No images are to be carried over; print all other material exactly as it stands.

════════

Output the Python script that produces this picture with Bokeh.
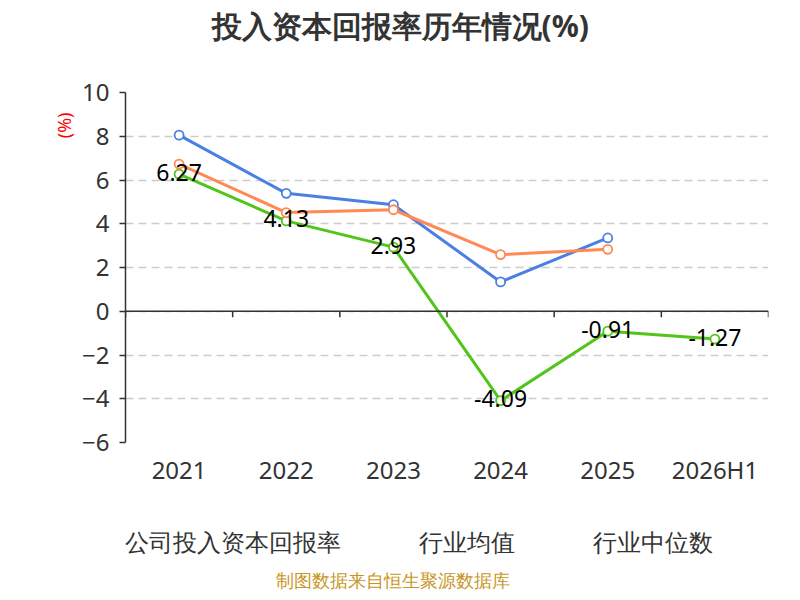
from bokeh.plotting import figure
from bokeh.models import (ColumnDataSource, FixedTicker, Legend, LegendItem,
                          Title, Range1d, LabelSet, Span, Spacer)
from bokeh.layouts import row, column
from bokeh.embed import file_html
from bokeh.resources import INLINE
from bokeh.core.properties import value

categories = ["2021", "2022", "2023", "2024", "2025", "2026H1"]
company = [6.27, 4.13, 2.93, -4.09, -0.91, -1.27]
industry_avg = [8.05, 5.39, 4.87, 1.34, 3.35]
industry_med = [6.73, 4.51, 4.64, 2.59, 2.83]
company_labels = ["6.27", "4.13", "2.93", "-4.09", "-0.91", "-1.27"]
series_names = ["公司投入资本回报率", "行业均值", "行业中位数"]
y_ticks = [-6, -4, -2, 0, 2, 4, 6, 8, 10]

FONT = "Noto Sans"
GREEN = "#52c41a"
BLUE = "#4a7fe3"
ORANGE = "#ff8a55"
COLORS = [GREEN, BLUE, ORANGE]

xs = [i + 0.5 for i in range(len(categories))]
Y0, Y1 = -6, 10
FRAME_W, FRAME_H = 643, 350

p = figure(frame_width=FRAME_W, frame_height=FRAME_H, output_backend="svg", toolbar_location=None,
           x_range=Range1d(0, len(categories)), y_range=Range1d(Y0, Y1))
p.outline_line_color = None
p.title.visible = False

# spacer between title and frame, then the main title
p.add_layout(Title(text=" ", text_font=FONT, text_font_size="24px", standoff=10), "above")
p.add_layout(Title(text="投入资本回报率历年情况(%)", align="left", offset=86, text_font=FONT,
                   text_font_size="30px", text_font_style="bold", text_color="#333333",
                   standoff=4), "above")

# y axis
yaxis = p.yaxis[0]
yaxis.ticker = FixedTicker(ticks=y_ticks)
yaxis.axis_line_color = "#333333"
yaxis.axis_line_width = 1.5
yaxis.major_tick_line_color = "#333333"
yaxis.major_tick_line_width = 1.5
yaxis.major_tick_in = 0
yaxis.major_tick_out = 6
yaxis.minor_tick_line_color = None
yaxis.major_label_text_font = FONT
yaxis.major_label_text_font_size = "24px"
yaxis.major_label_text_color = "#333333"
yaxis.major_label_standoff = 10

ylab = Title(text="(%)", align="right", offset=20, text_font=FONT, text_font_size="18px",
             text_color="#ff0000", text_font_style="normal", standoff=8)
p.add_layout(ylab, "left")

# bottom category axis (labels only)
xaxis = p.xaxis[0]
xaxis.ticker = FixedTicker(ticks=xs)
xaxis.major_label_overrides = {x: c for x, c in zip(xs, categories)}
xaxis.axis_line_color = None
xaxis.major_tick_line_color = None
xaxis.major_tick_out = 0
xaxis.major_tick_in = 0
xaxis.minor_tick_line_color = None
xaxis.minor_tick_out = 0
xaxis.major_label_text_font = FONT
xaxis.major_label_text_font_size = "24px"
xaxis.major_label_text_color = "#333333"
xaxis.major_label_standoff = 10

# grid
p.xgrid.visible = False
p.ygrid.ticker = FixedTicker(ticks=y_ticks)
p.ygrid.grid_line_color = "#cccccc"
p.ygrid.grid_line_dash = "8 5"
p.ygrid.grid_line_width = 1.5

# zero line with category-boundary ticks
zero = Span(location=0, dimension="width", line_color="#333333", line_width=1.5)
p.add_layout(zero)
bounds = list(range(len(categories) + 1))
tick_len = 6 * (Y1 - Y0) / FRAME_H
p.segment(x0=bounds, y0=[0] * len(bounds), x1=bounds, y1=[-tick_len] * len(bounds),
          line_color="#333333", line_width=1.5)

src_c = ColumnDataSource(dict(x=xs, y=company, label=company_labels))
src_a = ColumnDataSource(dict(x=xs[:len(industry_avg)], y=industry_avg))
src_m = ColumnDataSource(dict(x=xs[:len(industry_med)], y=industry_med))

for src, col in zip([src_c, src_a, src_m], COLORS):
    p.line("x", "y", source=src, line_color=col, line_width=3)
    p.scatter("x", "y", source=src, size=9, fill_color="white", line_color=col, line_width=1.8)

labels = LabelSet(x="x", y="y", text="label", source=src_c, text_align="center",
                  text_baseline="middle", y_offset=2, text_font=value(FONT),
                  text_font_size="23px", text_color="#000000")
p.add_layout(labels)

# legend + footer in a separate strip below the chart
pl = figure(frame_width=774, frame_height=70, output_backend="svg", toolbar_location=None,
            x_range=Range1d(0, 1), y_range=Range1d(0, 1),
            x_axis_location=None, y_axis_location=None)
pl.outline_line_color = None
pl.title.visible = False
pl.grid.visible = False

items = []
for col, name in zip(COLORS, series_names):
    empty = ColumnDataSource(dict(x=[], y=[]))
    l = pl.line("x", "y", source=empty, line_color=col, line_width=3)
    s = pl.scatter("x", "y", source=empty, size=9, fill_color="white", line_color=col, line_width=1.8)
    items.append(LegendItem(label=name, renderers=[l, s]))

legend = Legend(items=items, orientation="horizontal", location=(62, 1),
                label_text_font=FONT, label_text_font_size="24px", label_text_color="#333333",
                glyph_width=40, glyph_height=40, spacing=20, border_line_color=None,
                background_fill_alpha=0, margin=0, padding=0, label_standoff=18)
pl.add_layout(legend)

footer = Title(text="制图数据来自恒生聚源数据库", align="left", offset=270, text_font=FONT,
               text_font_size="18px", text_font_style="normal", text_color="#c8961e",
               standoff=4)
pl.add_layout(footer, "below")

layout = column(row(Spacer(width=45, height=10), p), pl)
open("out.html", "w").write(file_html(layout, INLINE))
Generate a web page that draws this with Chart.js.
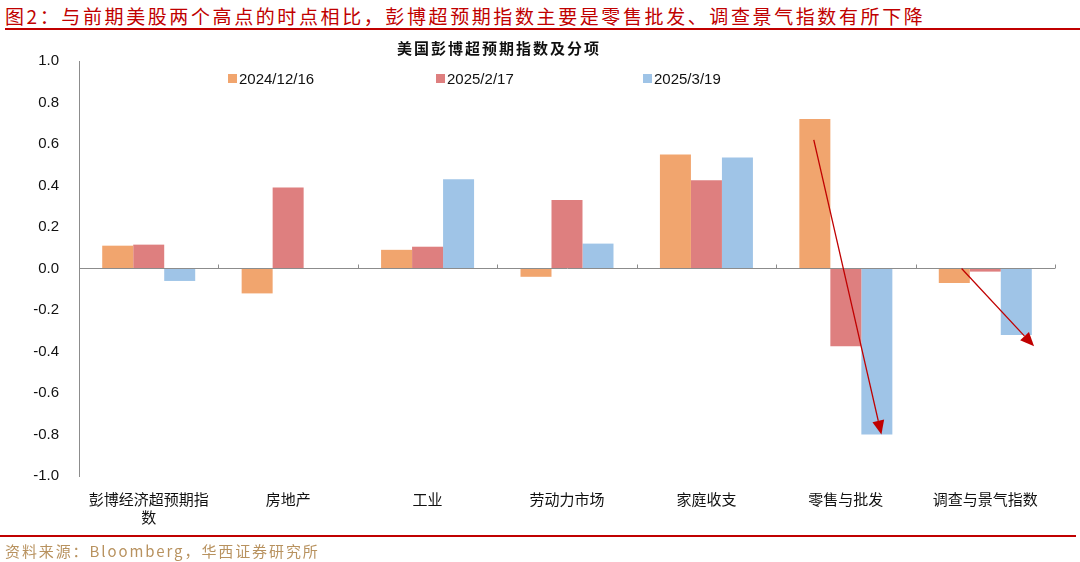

════════

_FINAL RESULT:_
Output the Python script that produces this picture with Bokeh.
from bokeh.plotting import figure
from bokeh.models import (ColumnDataSource, FixedTicker, Legend, LegendItem,
                          Title, Range1d, LabelSet, Span, Spacer)
from bokeh.layouts import row, column
from bokeh.embed import file_html
from bokeh.resources import INLINE
from bokeh.core.properties import value

categories = ["2021", "2022", "2023", "2024", "2025", "2026H1"]
company = [6.27, 4.13, 2.93, -4.09, -0.91, -1.27]
industry_avg = [8.05, 5.39, 4.87, 1.34, 3.35]
industry_med = [6.73, 4.51, 4.64, 2.59, 2.83]
company_labels = ["6.27", "4.13", "2.93", "-4.09", "-0.91", "-1.27"]
series_names = ["公司投入资本回报率", "行业均值", "行业中位数"]
y_ticks = [-6, -4, -2, 0, 2, 4, 6, 8, 10]

FONT = "Noto Sans"
GREEN = "#52c41a"
BLUE = "#4a7fe3"
ORANGE = "#ff8a55"
COLORS = [GREEN, BLUE, ORANGE]

xs = [i + 0.5 for i in range(len(categories))]
Y0, Y1 = -6, 10
FRAME_W, FRAME_H = 643, 350

p = figure(frame_width=FRAME_W, frame_height=FRAME_H, output_backend="svg", toolbar_location=None,
           x_range=Range1d(0, len(categories)), y_range=Range1d(Y0, Y1))
p.outline_line_color = None
p.title.visible = False

# spacer between title and frame, then the main title
p.add_layout(Title(text=" ", text_font=FONT, text_font_size="24px", standoff=10), "above")
p.add_layout(Title(text="投入资本回报率历年情况(%)", align="left", offset=86, text_font=FONT,
                   text_font_size="30px", text_font_style="bold", text_color="#333333",
                   standoff=4), "above")

# y axis
yaxis = p.yaxis[0]
yaxis.ticker = FixedTicker(ticks=y_ticks)
yaxis.axis_line_color = "#333333"
yaxis.axis_line_width = 1.5
yaxis.major_tick_line_color = "#333333"
yaxis.major_tick_line_width = 1.5
yaxis.major_tick_in = 0
yaxis.major_tick_out = 6
yaxis.minor_tick_line_color = None
yaxis.major_label_text_font = FONT
yaxis.major_label_text_font_size = "24px"
yaxis.major_label_text_color = "#333333"
yaxis.major_label_standoff = 10

ylab = Title(text="(%)", align="right", offset=20, text_font=FONT, text_font_size="18px",
             text_color="#ff0000", text_font_style="normal", standoff=8)
p.add_layout(ylab, "left")

# bottom category axis (labels only)
xaxis = p.xaxis[0]
xaxis.ticker = FixedTicker(ticks=xs)
xaxis.major_label_overrides = {x: c for x, c in zip(xs, categories)}
xaxis.axis_line_color = None
xaxis.major_tick_line_color = None
xaxis.major_tick_out = 0
xaxis.major_tick_in = 0
xaxis.minor_tick_line_color = None
xaxis.minor_tick_out = 0
xaxis.major_label_text_font = FONT
xaxis.major_label_text_font_size = "24px"
xaxis.major_label_text_color = "#333333"
xaxis.major_label_standoff = 10

# grid
p.xgrid.visible = False
p.ygrid.ticker = FixedTicker(ticks=y_ticks)
p.ygrid.grid_line_color = "#cccccc"
p.ygrid.grid_line_dash = "8 5"
p.ygrid.grid_line_width = 1.5

# zero line with category-boundary ticks
zero = Span(location=0, dimension="width", line_color="#333333", line_width=1.5)
p.add_layout(zero)
bounds = list(range(len(categories) + 1))
tick_len = 6 * (Y1 - Y0) / FRAME_H
p.segment(x0=bounds, y0=[0] * len(bounds), x1=bounds, y1=[-tick_len] * len(bounds),
          line_color="#333333", line_width=1.5)

src_c = ColumnDataSource(dict(x=xs, y=company, label=company_labels))
src_a = ColumnDataSource(dict(x=xs[:len(industry_avg)], y=industry_avg))
src_m = ColumnDataSource(dict(x=xs[:len(industry_med)], y=industry_med))

for src, col in zip([src_c, src_a, src_m], COLORS):
    p.line("x", "y", source=src, line_color=col, line_width=3)
    p.scatter("x", "y", source=src, size=9, fill_color="white", line_color=col, line_width=1.8)

labels = LabelSet(x="x", y="y", text="label", source=src_c, text_align="center",
                  text_baseline="middle", y_offset=2, text_font=value(FONT),
                  text_font_size="23px", text_color="#000000")
p.add_layout(labels)

# legend + footer in a separate strip below the chart
pl = figure(frame_width=774, frame_height=70, output_backend="svg", toolbar_location=None,
            x_range=Range1d(0, 1), y_range=Range1d(0, 1),
            x_axis_location=None, y_axis_location=None)
pl.outline_line_color = None
pl.title.visible = False
pl.grid.visible = False

items = []
for col, name in zip(COLORS, series_names):
    empty = ColumnDataSource(dict(x=[], y=[]))
    l = pl.line("x", "y", source=empty, line_color=col, line_width=3)
    s = pl.scatter("x", "y", source=empty, size=9, fill_color="white", line_color=col, line_width=1.8)
    items.append(LegendItem(label=name, renderers=[l, s]))

legend = Legend(items=items, orientation="horizontal", location=(62, 1),
                label_text_font=FONT, label_text_font_size="24px", label_text_color="#333333",
                glyph_width=40, glyph_height=40, spacing=20, border_line_color=None,
                background_fill_alpha=0, margin=0, padding=0, label_standoff=18)
pl.add_layout(legend)

footer = Title(text="制图数据来自恒生聚源数据库", align="left", offset=270, text_font=FONT,
               text_font_size="18px", text_font_style="normal", text_color="#c8961e",
               standoff=4)
pl.add_layout(footer, "below")

layout = column(row(Spacer(width=45, height=10), p), pl)
open("out.html", "w").write(file_html(layout, INLINE))
Generate a web page that draws this with Chart.js.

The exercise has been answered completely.